DigiMAP pointed out that recent research reports from Pakistani groups including Freedom Network (FN), Digital Rights Foundation (DRF), Institute for Research, Advocacy and Development (IRADA), and others have shown that the cases of attacks on journalists, curbs on free speech and harassment online have increased manifold in Pakistan over the past two years.

“The government should be focusing on reforming existing media laws to expand the guarantees on freedom of expression and right to information enshrined in the Constitution instead of limiting them under the new draft law that proposes expensive licensing of media operations, annual renewal permissions, and trials of print, electronic and digital journalists and other content producers, including citizens,” the DigiMAP statement said.

“Pakistan continues to slip further in rankings on freedom of expression and safety of journalists and information practitioners issued by global media watchdogs such as Reporters Without Borders, International Federation of Journalists, and Committee to Protect Journalists. If the government proposal materializes in the shape of a law or ordinance, it will end up pushing Pakistan on the bottom-most world ranks of media freedoms,” it said.
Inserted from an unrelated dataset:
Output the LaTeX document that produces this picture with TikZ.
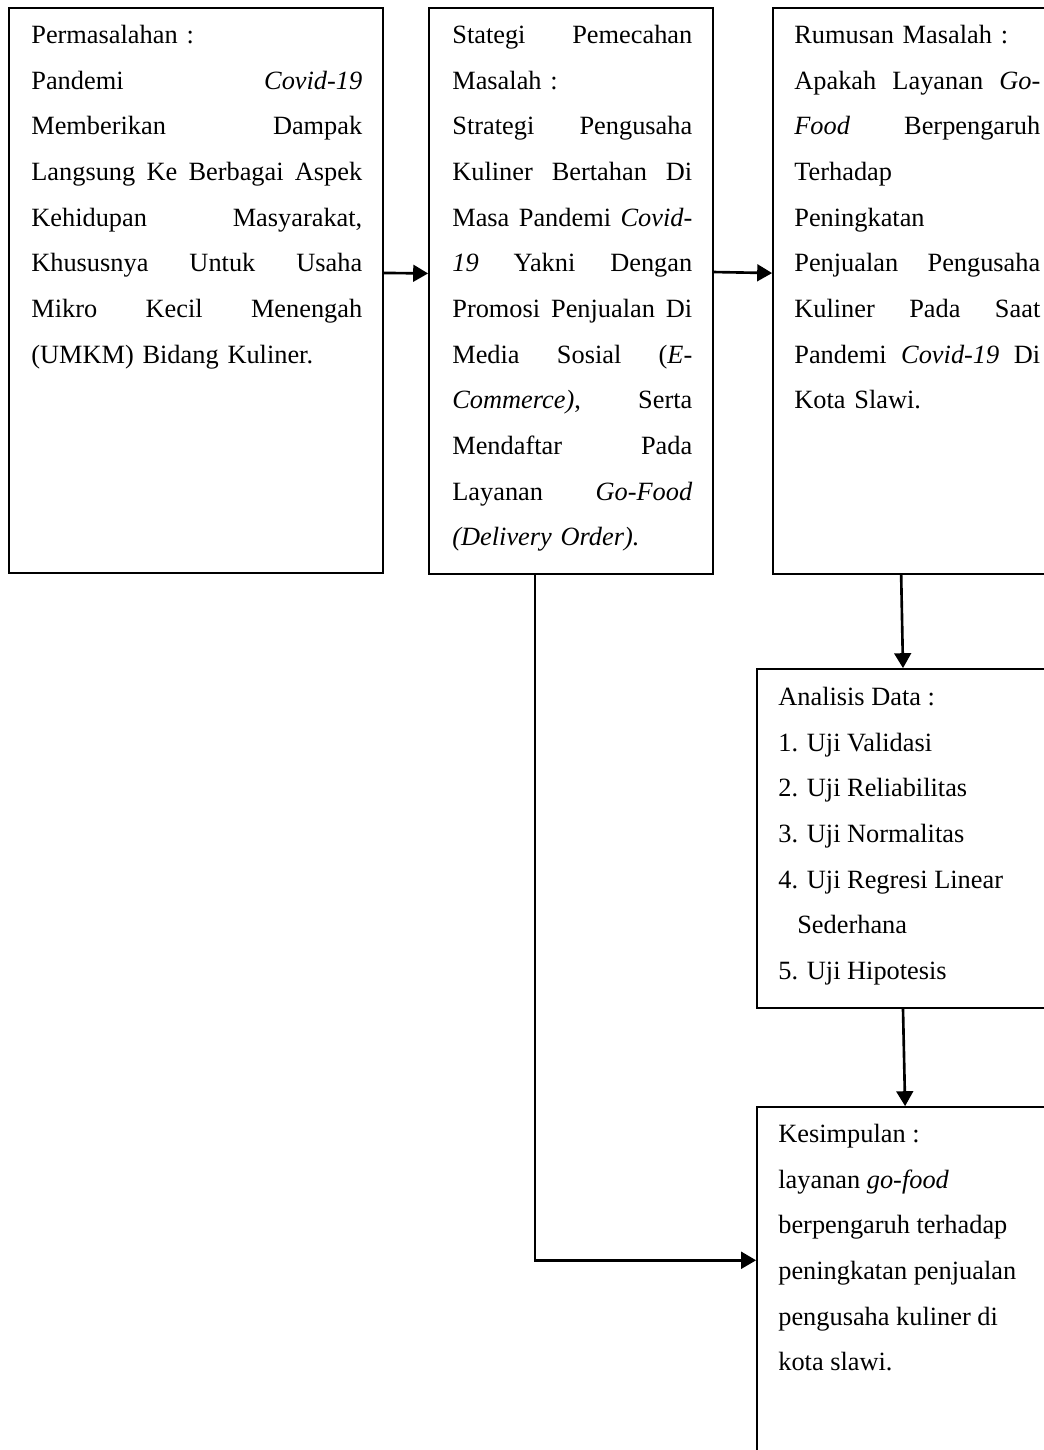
\documentclass[tikz,border=0pt]{standalone}
\usepackage{fontspec}
\setmainfont{Liberation Serif}
\usetikzlibrary{arrows.meta,fit}

\begin{document}
\begin{tikzpicture}[x=0.02cm,y=-0.02cm,>={Triangle[length=8.5pt,width=9.5pt]},
  box/.style={draw,line width=1pt,inner sep=0pt},
  txt/.style={anchor=north west,inner sep=0pt,align=left,font=\fontsize{15pt}{26pt}\selectfont},
  link/.style={->,line width=1.5pt}]
\useasboundingbox (0,0) rectangle (1044,1450);
\clip (0,0) rectangle (1044,1450);
\node[box,fit={(9,8) (383,573)}] (perm) {};
\node[box,fit={(429,8) (713,574)}] (strat) {};
\node[box,fit={(773,8) (1075,574)}] (rumus) {};
\node[box,fit={(757,669) (1075,1008)}] (anal) {};
\node[box,fit={(757,1107) (1075,1507)}] (kesim) {};
\node[txt,text width=6.62cm] (permtxt) at (31,11) {\strut Permasalahan :\\
  Pandemi\hfill\textit{Covid-19}\\
  Memberikan\hfill Dampak\\
  Langsung\hfill Ke\hfill Berbagai\hfill Aspek\\
  Kehidupan\hfill Masyarakat,\\
  Khususnya\hfill Untuk\hfill Usaha\\
  Mikro\hfill Kecil\hfill Menengah\\
  (UMKM) Bidang Kuliner.};
\node[txt,text width=4.8cm] (strattxt) at (452,11) {\strut Stategi\hfill Pemecahan\\
  Masalah :\\
  Strategi\hfill Pengusaha\\
  Kuliner\hfill Bertahan\hfill Di\\
  Masa\hfill Pandemi\hfill\textit{Covid-}\\
  \textit{19}\hfill Yakni\hfill Dengan\\
  Promosi\hfill Penjualan\hfill Di\\
  Media\hfill Sosial\hfill (\textit{E-}\\
  \textit{Commerce)},\hfill Serta\\
  Mendaftar\hfill Pada\\
  Layanan\hfill\textit{Go-Food}\\
  \textit{(Delivery Order).}};
\node[txt,text width=4.92cm] (rumustxt) at (794,11) {\strut Rumusan Masalah :\\
  Apakah\hfill Layanan\hfill\textit{Go-}\\
  \textit{Food}\hfill Berpengaruh\\
  Terhadap\\
  Peningkatan\\
  Penjualan\hfill Pengusaha\\
  Kuliner\hfill Pada\hfill Saat\\
  Pandemi\hfill\textit{Covid-19}\hfill Di\\
  Kota Slawi.};
\node[txt] (analtxt) at (778,673) {\strut Analisis Data :\\
  1. Uji Validasi\\
  2. Uji Reliabilitas\\
  3. Uji Normalitas\\
  4. Uji Regresi Linear\\
  \hspace*{10.8pt}Sederhana\\
  5. Uji Hipotesis};
\node[txt] (kesimtxt) at (778,1110) {\strut Kesimpulan :\\
  layanan \textit{go-food}\\
  berpengaruh terhadap\\
  peningkatan penjualan\\
  pengusaha kuliner di\\
  kota slawi.};
\draw[link] ([yshift=10pt]perm.east) -- ([yshift=10pt]strat.west);
\draw[link] ([yshift=10.8pt]strat.east) -- ([yshift=10.2pt]rumus.west);
\draw[link] ([xshift=-13pt]rumus.south) -- ([xshift=-7.4pt]anal.north);
\draw[link] ([xshift=-7.4pt]anal.south) -- ([xshift=-6.2pt]kesim.north);
\draw[link] ([xshift=-20.4pt]strat.south) |- ([yshift=26.6pt]kesim.west);
\end{tikzpicture}
\end{document}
“Pakistan’s economic progress depends on its digital transformation and thriving cyberspace that fosters creativity, innovation, and free expression underwritten by global standards of digital rights. The proposed PMDA will kill this spirit of digital progress and DigiMAP will oppose this, along with its counterparts in print and electronic media, civil society, and human and digital rights communities,” the statement added.